In another tweet, Sasha Ivanov (Waves Founder), claimed that Alameda Research was behind WAVE's price drop and USDN depeg in order to profit from it. In another tweet, Sam Bankman-Fried responded to the accusations as ‘baseless conspiracy theory’. 

Furthermore, interesting observations can be done by looking at Vires Finance markets. 

APRs on deposits and borrowings went through the roof, and what’s more interesting to notice is that USDC and USDT pools are completely saturated with all the liquidity being borrowed. 

How is it possible without triggering a cascade of liquidations? 
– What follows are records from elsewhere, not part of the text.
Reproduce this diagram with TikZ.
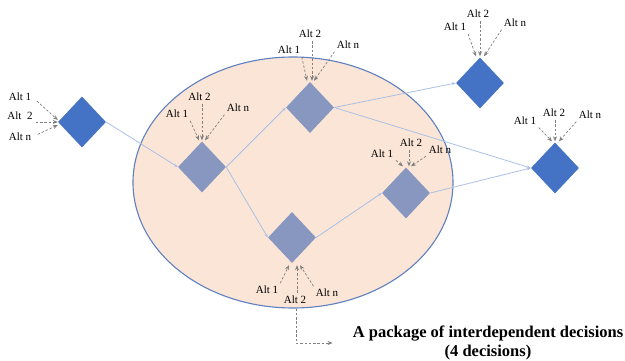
\documentclass[tikz,border=0pt]{standalone}
\usepackage{fontspec}
\setmainfont{Liberation Serif}
\usetikzlibrary{shapes.geometric,arrows.meta}
\definecolor{darkdia}{RGB}{68,114,196}
\definecolor{lightdia}{RGB}{135,151,192}
\definecolor{peach}{RGB}{251,229,214}
\definecolor{ellborder}{RGB}{95,128,192}
\definecolor{conn}{RGB}{170,192,230}
\definecolor{altgray}{RGB}{128,128,128}
\tikzset{
  dia/.style={shape=diamond,inner sep=0pt,minimum width=48pt,minimum height=51pt,draw=none},
  outerdia/.style={dia,fill=darkdia},
  innerdia/.style={dia,fill=lightdia},
  alt/.style={inner sep=1pt,font=\fontsize{11}{12.5}\selectfont},
  altarrow/.style={draw=altgray,line width=0.7pt,dash pattern=on 2.5pt off 1.8pt,-{Stealth[length=5pt,width=4pt]},shorten <=2pt},
  link/.style={draw=conn,line width=0.8pt,-{Stealth[length=4pt,width=3pt]}}
}
\begin{document}
\begin{tikzpicture}[x=1pt,y=-1pt]
\useasboundingbox (0,0) rectangle (625,361);
% package ellipse
\node[shape=ellipse,draw=ellborder,line width=1.1pt,fill=peach,minimum width=320pt,minimum height=251pt,inner sep=0pt] (pkg) at (293,182.5) {};
% diamonds
\node[outerdia] (d0) at (82,122) {};
\node[innerdia] (d1) at (202,167) {};
\node[innerdia] (d2) at (310,107.5) {};
\node[outerdia] (d3) at (480,83) {};
\node[outerdia] (d4) at (555,168) {};
\node[innerdia] (d5) at (406,193) {};
\node[innerdia] (d6) at (292,237.5) {};
% links
\draw[link] (d0.east) -- (d1.west);
\draw[link] (d1.east) -- (d2.west);
\draw[link] (d1.east) -- (d6.west);
\draw[link] (d2.east) -- (d3.west);
\draw[link] (d2.east) -- (d4.west);
\draw[link] (d6.east) -- (d5.west);
\draw[link] (d5.east) -- (d4.west);
% D0 alternatives
\node[alt] (a1) at (20,97) {Alt 1};
\node[alt] (a2) at (20,116) {Alt\ \ 2};
\node[alt] (an) at (20,137) {Alt n};
\draw[altarrow,shorten <=6pt] (a1.east) -- ([yshift=2pt]d0.west);
\draw[altarrow] (a2.east |- d0.west) -- (d0.west);
\draw[altarrow,shorten <=6pt] (an.east) -- ([yshift=-3pt]d0.west);
% D1 alternatives
\node[alt] (b1) at (177,114) {Alt 1};
\node[alt] (b2) at (199.5,97) {Alt 2};
\node[alt] (bn) at (238,108) {Alt n};
\draw[altarrow] (b1.south east) -- ([xshift=-3pt,yshift=1pt]d1.north);
\draw[altarrow] (b2.south -| d1.north) -- ([yshift=1pt]d1.north);
\draw[altarrow] (bn.south west) -- ([xshift=3pt,yshift=1pt]d1.north);
% D2 alternatives
\node[alt] (c1) at (289,50) {Alt 1};
\node[alt] (c2) at (310,34) {Alt 2};
\node[alt] (cn) at (348,45) {Alt n};
\draw[altarrow] (c1.south east) -- ([xshift=-3pt,yshift=1pt]d2.north);
\draw[altarrow] ([xshift=2pt]c2.south -| d2.north) -- ([xshift=2pt,yshift=1pt]d2.north);
\draw[altarrow] (cn.south west) -- ([xshift=4pt,yshift=1pt]d2.north);
% D3 alternatives
\node[alt] (e1) at (455,27) {Alt 1};
\node[alt] (e2) at (478,14) {Alt 2};
\node[alt] (en) at (515,23) {Alt n};
\draw[altarrow] (e1.south east) -- ([xshift=-4pt,yshift=1pt]d3.north);
\draw[altarrow] (e2.south -| d3.north) -- ([yshift=1pt]d3.north);
\draw[altarrow] (en.south west) -- ([xshift=4pt,yshift=1pt]d3.north);
% D4 alternatives
\node[alt] (f1) at (525,121) {Alt 1};
\node[alt] (f2) at (554,113) {Alt 2};
\node[alt] (fn) at (590,115) {Alt n};
\draw[altarrow] (f1.south east) -- ([xshift=-3pt,yshift=1pt]d4.north);
\draw[altarrow] (f2.south -| d4.north) -- ([yshift=1pt]d4.north);
\draw[altarrow] (fn.south west) -- ([xshift=4pt,yshift=1pt]d4.north);
% D5 alternatives
\node[alt] (g1) at (382,154) {Alt 1};
\node[alt] (g2) at (411,143) {Alt 2};
\node[alt] (gn) at (440,150) {Alt n};
\draw[altarrow] (g1.south east) -- ([xshift=-3pt,yshift=1pt]d5.north);
\draw[altarrow] ([xshift=3pt]g2.south -| d5.north) -- ([xshift=3pt,yshift=1pt]d5.north);
\draw[altarrow] (gn.south west) -- ([xshift=5pt,yshift=1pt]d5.north);
% D6 alternatives
\node[alt] (h1) at (267,290) {Alt 1};
\node[alt] (h2) at (295,300) {Alt 2};
\node[alt] (hn) at (327,293) {Alt n};
\draw[altarrow] (h1.north east) -- ([xshift=-3pt,yshift=-2pt]d6.south);
\draw[altarrow] ([xshift=5pt]h2.north -| d6.south) -- ([xshift=5pt,yshift=-2pt]d6.south);
\draw[altarrow] (hn.north west) -- ([xshift=8pt,yshift=-2pt]d6.south);
% caption
\node[inner sep=0pt,align=center,font=\fontsize{16.5}{18.5}\selectfont\bfseries] (txt) at (488,343) {A package of interdependent decisions\\(4 decisions)};
\draw[altarrow,shorten <=0pt] ([xshift=3pt]pkg.south) |- ([xshift=-20pt]txt.west);
\end{tikzpicture}
\end{document}
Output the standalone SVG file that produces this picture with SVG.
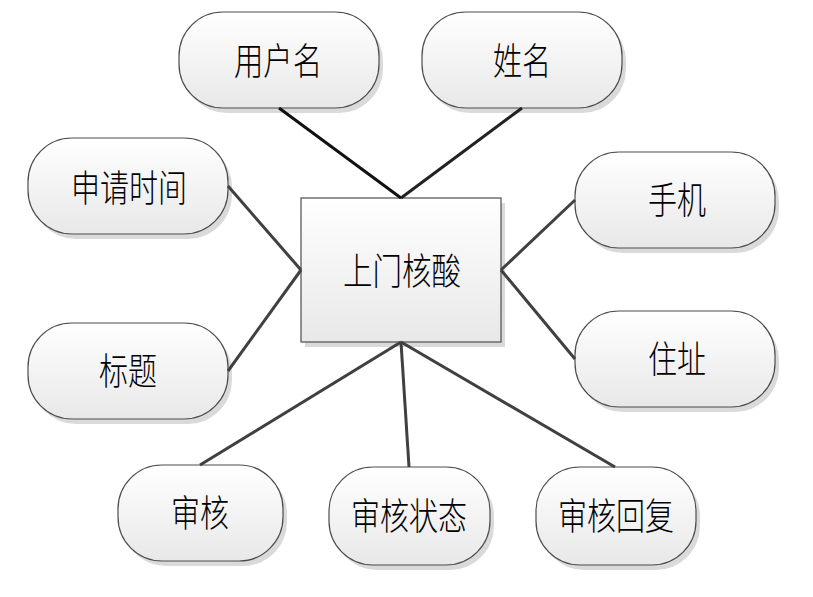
<svg xmlns="http://www.w3.org/2000/svg" width="813" height="597" viewBox="0 0 813 597">
<defs>
<linearGradient id="g" x1="0" y1="0" x2="0" y2="1">
<stop offset="0" stop-color="#ffffff"/>
<stop offset="1" stop-color="#e8e8e8"/>
</linearGradient>
<style>
.sh{fill:#dadada;stroke:none}
.n{fill:url(#g);stroke:#4d4d4d;stroke-width:1.2}
.t{font-family:"Noto Sans CJK SC","Noto Sans CJK JP",sans-serif;font-size:37px;font-weight:300;fill:#000;text-anchor:middle}
.c line{stroke:#404040;stroke-width:3;stroke-linecap:butt}
</style>
</defs>
<rect width="813" height="597" fill="#fff"/>
<g id="center">
<rect class="sh" x="305" y="203" width="200" height="144"/>
<rect class="n" x="301" y="198" width="200" height="144"/>
<text class="t" x="402" y="285" textLength="118" lengthAdjust="spacingAndGlyphs">上门核酸</text>
</g>
<g id="n-username">
<rect class="sh" x="183" y="17" width="200" height="96" rx="44"/>
<rect class="n" x="179" y="12" width="200" height="96" rx="44"/>
<text class="t" x="278" y="75" textLength="88" lengthAdjust="spacingAndGlyphs">用户名</text>
</g>
<g id="n-name">
<rect class="sh" x="426" y="17" width="200" height="96" rx="44"/>
<rect class="n" x="422" y="12" width="200" height="96" rx="44"/>
<text class="t" x="522" y="75" textLength="58" lengthAdjust="spacingAndGlyphs">姓名</text>
</g>
<g id="n-time">
<rect class="sh" x="32" y="143" width="200" height="96" rx="44"/>
<rect class="n" x="28" y="138" width="200" height="96" rx="44"/>
<text class="t" x="129" y="202" textLength="116" lengthAdjust="spacingAndGlyphs">申请时间</text>
</g>
<g id="n-phone">
<rect class="sh" x="579" y="157" width="200" height="96" rx="44"/>
<rect class="n" x="575" y="152" width="200" height="96" rx="44"/>
<text class="t" x="677" y="214" textLength="58" lengthAdjust="spacingAndGlyphs">手机</text>
</g>
<g id="n-title">
<rect class="sh" x="32" y="328" width="200" height="96" rx="44"/>
<rect class="n" x="28" y="323" width="200" height="96" rx="44"/>
<text class="t" x="128" y="385" textLength="58" lengthAdjust="spacingAndGlyphs">标题</text>
</g>
<g id="n-address">
<rect class="sh" x="579" y="316" width="200" height="96" rx="44"/>
<rect class="n" x="575" y="311" width="200" height="96" rx="44"/>
<text class="t" x="677" y="373" textLength="58" lengthAdjust="spacingAndGlyphs">住址</text>
</g>
<g id="n-review">
<rect class="sh" x="122" y="470" width="165" height="96" rx="44"/>
<rect class="n" x="118" y="465" width="165" height="96" rx="44"/>
<text class="t" x="200" y="527" textLength="58" lengthAdjust="spacingAndGlyphs">审核</text>
</g>
<g id="n-status">
<rect class="sh" x="333" y="472" width="161" height="98" rx="44"/>
<rect class="n" x="329" y="467" width="161" height="98" rx="44"/>
<text class="t" x="409" y="530" textLength="116" lengthAdjust="spacingAndGlyphs">审核状态</text>
</g>
<g id="n-reply">
<rect class="sh" x="540" y="472" width="160" height="98" rx="44"/>
<rect class="n" x="536" y="467" width="160" height="98" rx="44"/>
<text class="t" x="616" y="530" textLength="116" lengthAdjust="spacingAndGlyphs">审核回复</text>
</g>
<g class="c" id="connectors">
<line x1="279" y1="108" x2="401" y2="198" style="stroke:#111"/>
<line x1="522" y1="108" x2="401" y2="198" style="stroke:#222"/>
<line x1="228" y1="186" x2="301" y2="270"/>
<line x1="228" y1="371" x2="301" y2="270"/>
<line x1="575" y1="200" x2="501" y2="270"/>
<line x1="575" y1="359" x2="501" y2="270"/>
<line x1="200" y1="465" x2="401" y2="342"/>
<line x1="409" y1="467" x2="401" y2="342"/>
<line x1="615" y1="467" x2="401" y2="342"/>
</g>
</svg>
Vires Finance oracles use the Neutrino smart contract USDN price to calculate the health factor of debt positions, which is hard-coded to $1 instead of the price formed on the open market. This allows to push the risk boundaries even in the case of a depeg event. In fact, at the time of writing, the price of USDN is still under $1, but as can be seen from the following screenshot, for Vires Finance the price is exactly $1. 

Emiliano Bruno

This means that anyone who deposited USDN as collateral and borrowed USDC and USDT against it, would have eluded the safety measures applied by DeFi protocols to keep borrowed positions solvent. Moreover, it would also explain why USDC and USDT pools are completely saturated since USDN could have been acquired for less than $1, but valued $1 on Vires Finance. It would partly explain the accusations made by some twitter users against the Waves founder. 
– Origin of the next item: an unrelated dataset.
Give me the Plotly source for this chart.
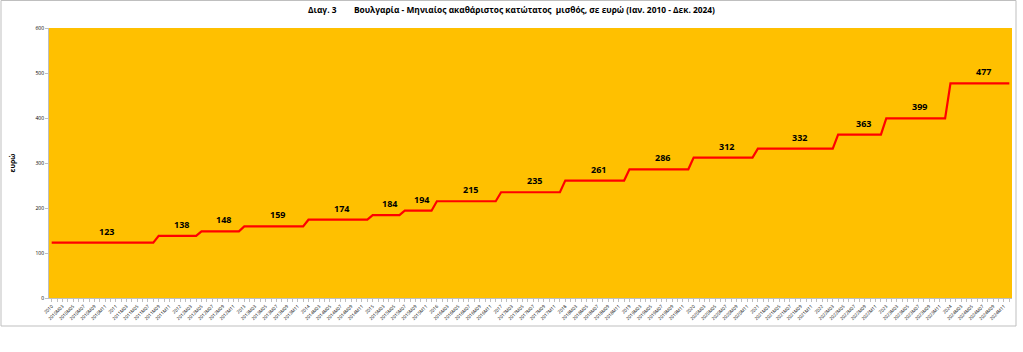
import plotly.graph_objects as go

# --- data ---
levels = [123, 138, 148, 159, 174, 184, 194, 215, 235, 261, 286, 312, 332, 363, 399, 477]
months_at_level = [20, 8, 8, 12, 12, 6, 6, 12, 12, 12, 12, 12, 15, 9, 12, 12]
years = list(range(2010, 2025))

# monthly categories
month_labels = []
for y in years:
    for m in range(1, 13):
        month_labels.append(str(y) if m == 1 else f"{y}M{m:02d}")

wage = []
for v, n in zip(levels, months_at_level):
    wage.extend([v] * n)

x_idx = list(range(len(month_labels)))

font = "Open Sans"

fig = go.Figure()
fig.add_trace(go.Scatter(x=x_idx, y=wage, mode="lines",
                         line=dict(color="#FF0000", width=2.2), hoverinfo="y"))

# value labels: middle of each level segment
start = 0
for v, n in zip(levels, months_at_level):
    fig.add_annotation(x=start + (n - 1) / 2 + 0.7, y=v, text=f"<b>{v}</b>",
                       showarrow=False, yanchor="bottom", yshift=3,
                       font=dict(family=font, size=9, color="#000000"))
    start += n

tickvals = x_idx[::2]
ticktext = month_labels[::2]

fig.update_layout(
    width=1023, height=352,
    margin=dict(l=49, r=11, t=28, b=54),
    paper_bgcolor="white",
    plot_bgcolor="#FFC000",
    showlegend=False,
    font=dict(family=font, color="#000000"),
    title=dict(
        text="<b>Διαγ. 3        Βουλγαρία - Μηνιαίος ακαθάριστος κατώτατος  μισθός, σε ευρώ (Ιαν. 2010 - Δεκ. 2024)</b>",
        x=0.5, xanchor="center", y=0.972, yanchor="middle",
        font=dict(family=font, size=8.4, color="#000000")),
    xaxis=dict(
        range=[-0.5, len(month_labels) - 0.5],
        tickmode="array", tickvals=tickvals, ticktext=ticktext,
        tickangle=-45, tickfont=dict(family=font, size=4.5, color="#000000"),
        showgrid=False, zeroline=False,
        ticks="outside", ticklen=3, tickcolor="#BFBFBF",
        minor=dict(dtick=1, tick0=0, ticks="outside", ticklen=3, tickcolor="#BFBFBF"),
        showline=True, linecolor="#BFBFBF", linewidth=1,
    ),
    yaxis=dict(
        range=[0, 600], dtick=100,
        tickfont=dict(family=font, size=5, color="#000000"),
        showgrid=False, zeroline=False,
        ticks="outside", ticklen=3, tickcolor="#BFBFBF",
        showline=True, linecolor="#BFBFBF",
        title=dict(text="<b>ευρώ</b>", font=dict(family=font, size=7), standoff=18),
    ),
)

# chart frame
fig.add_shape(type="rect", xref="paper", yref="paper",
              x0=-48 / 963, x1=(1016 - 49) / 963,
              y0=(352 - 54 - 326) / 270, y1=(352 - 54 - 0.5) / 270,
              line=dict(color="#BFBFBF", width=1), layer="below")

fig.write_html("out.html")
After the Waves saga, some crypto-natives have started questioning the sustainability of algorithmic stable coins, also drawing comparisons between Waves and Terra blockchains. With further integrations and interconnectedness of DeFi protocols, the risk of black swan events leading to liquidity crises spreading across DeFi protocols becomes more concrete than ever. This should alert even the most degen DeFi traders in the space to do deep proper research before getting sucked into highly lucrative yields.